WASHINGTON -- Who needs to bother with booking a slot on Florida's crowded rocket range when there's a whole wide ocean available?
That's what PanAmSat figures in signing on with Sea Launch to have five of its satellites hoisted into orbit starting next year. The spacecraft will go atop a rocket that will blast off from a floating pad in the middle of the Pacific near the equator.
Sea Launch is two-for-two in the space business -- after a demonstration launch last March and its first commercial launch last October. The company is an international partnership between the Boeing Co., Russia's space giant RSC Energia and two smaller companies in the Ukraine and Norway. The PanAmSat contract puts 19 firm launches on the Sea Launch schedule.
Going by sea means getting a "reliable and flexible launch provider to ensure timely and effective delivery," said Robert Bednarek, PanAmSat's executive vice president.
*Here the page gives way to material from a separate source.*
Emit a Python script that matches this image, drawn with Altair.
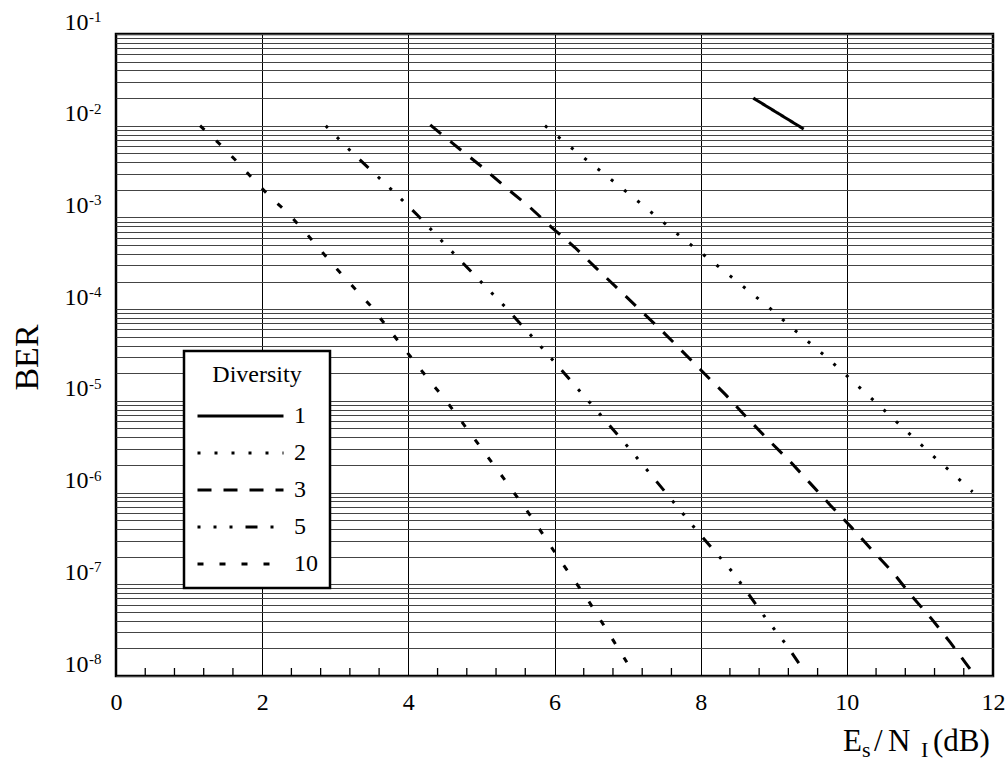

For Sea Launch, the agreement "solidifies our position as an established launch services provider," said Wil Trafton, Sea Launch president.
The agreement announced Wednesday at the Satellite 2000 conference in Washington calls for the launch of the advanced Galaxy 3-C during the second quarter of 2001. It also gives PanAmSat the option of getting four more Sea Launch missions through 2003.
Neither company would disclose the contract's value.
The satellites would go up on a Russian-Ukrainian Zenit 3-SL rocket launching off from an equatorial platform in the Pacific Ocean. A liftoff from there gives satellite owners the most direct and cost-effective route to space without requiring costly changes in the trajectory of the rocket to avoid populated areas.
Galaxy 3-C, built by Hughes Space and Communications, will provide video, internet and telecommunications services in the U.S. and Latin America.